Required task:
Identify each line containing the word "this" and copy it.

Recorded information:
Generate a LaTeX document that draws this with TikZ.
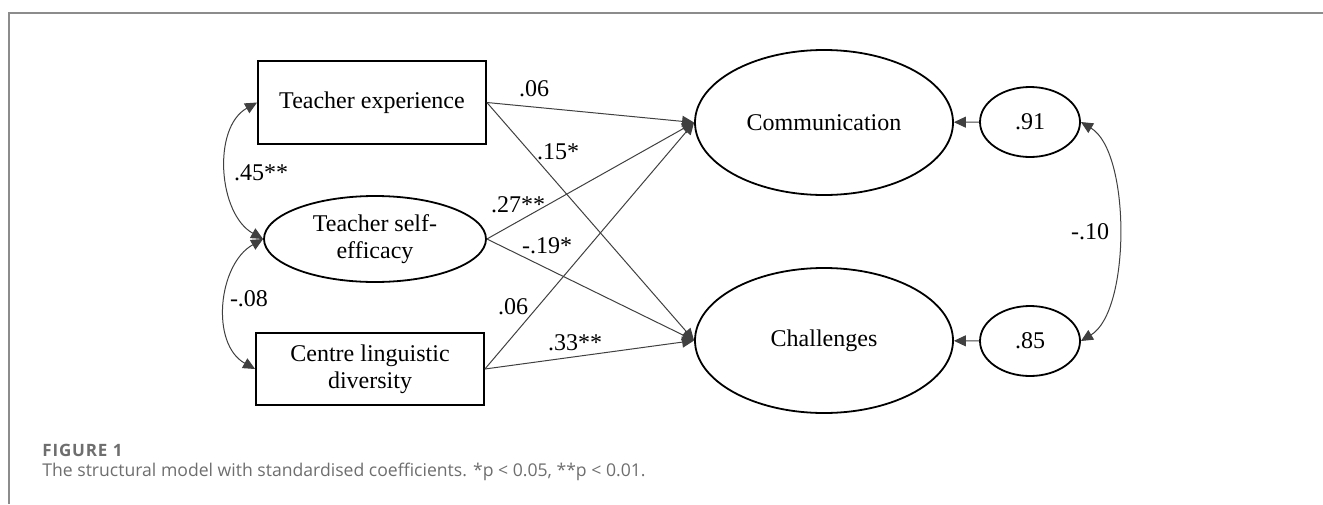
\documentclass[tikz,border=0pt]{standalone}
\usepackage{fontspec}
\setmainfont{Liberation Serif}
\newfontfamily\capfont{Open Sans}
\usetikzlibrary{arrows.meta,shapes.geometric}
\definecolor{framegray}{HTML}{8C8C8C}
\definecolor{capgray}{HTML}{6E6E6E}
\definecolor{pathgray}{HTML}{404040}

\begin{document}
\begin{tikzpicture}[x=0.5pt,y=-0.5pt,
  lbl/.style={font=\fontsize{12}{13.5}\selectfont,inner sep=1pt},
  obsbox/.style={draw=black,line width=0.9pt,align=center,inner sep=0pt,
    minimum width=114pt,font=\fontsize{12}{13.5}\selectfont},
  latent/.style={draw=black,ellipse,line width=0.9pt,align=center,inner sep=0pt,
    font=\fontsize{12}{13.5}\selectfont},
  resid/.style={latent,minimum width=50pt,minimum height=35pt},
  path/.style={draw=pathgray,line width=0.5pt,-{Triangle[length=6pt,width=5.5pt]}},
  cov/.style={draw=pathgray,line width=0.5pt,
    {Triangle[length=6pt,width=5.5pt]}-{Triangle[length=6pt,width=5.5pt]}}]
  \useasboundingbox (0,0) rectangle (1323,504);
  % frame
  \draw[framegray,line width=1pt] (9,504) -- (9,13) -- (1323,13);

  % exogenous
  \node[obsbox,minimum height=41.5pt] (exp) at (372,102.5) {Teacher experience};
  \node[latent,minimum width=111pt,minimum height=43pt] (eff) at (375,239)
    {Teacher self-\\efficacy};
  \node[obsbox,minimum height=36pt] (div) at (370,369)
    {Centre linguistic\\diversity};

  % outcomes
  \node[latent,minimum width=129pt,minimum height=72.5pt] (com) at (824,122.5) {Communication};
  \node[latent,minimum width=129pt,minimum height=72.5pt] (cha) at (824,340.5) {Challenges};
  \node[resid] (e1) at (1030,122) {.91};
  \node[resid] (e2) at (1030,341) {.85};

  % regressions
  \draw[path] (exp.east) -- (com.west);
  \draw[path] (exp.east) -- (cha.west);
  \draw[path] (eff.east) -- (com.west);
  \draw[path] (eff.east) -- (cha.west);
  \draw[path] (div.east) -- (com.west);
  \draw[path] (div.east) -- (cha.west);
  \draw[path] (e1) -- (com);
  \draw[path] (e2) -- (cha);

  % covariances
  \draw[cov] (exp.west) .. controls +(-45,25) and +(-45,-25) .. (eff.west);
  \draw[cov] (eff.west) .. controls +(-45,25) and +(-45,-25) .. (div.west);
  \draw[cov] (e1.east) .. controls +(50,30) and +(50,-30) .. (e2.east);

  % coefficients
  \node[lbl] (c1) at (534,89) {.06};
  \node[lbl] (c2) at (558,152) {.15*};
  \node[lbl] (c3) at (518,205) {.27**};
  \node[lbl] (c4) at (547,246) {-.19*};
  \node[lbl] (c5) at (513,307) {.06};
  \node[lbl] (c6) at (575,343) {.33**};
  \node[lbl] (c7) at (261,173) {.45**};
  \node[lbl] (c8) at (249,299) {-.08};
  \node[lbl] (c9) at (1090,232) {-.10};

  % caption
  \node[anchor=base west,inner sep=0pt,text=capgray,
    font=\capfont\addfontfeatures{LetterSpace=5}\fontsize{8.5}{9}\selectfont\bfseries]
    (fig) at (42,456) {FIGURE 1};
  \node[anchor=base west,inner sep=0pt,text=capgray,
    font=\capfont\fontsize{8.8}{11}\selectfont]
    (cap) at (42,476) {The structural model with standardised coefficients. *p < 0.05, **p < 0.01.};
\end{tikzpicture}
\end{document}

--

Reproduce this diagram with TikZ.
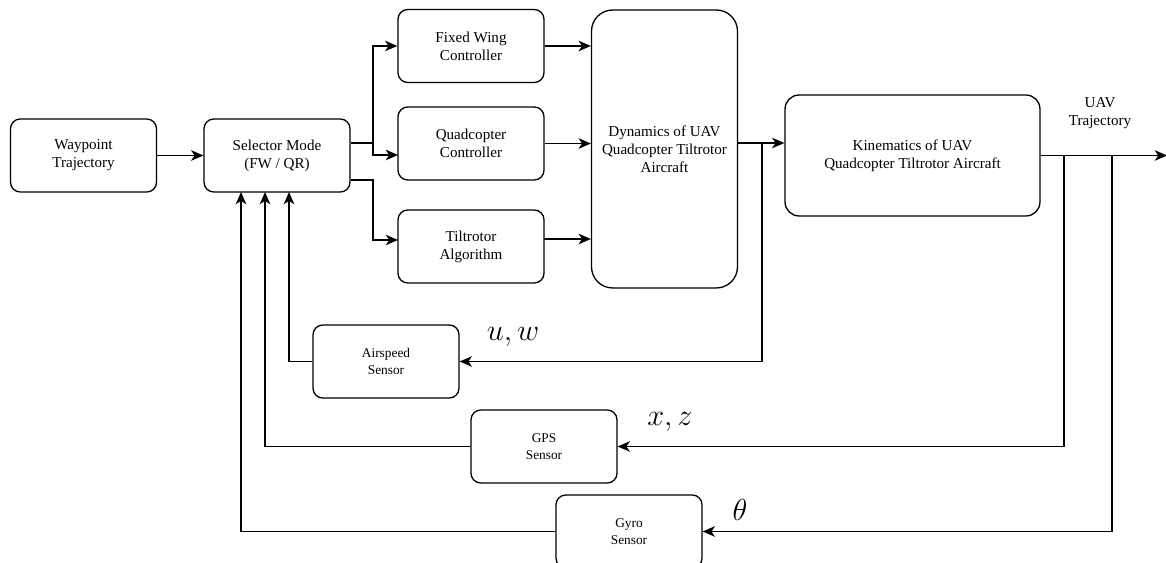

Expected answer:
Generate a LaTeX document that draws this with TikZ.
Reproduce this diagram with TikZ.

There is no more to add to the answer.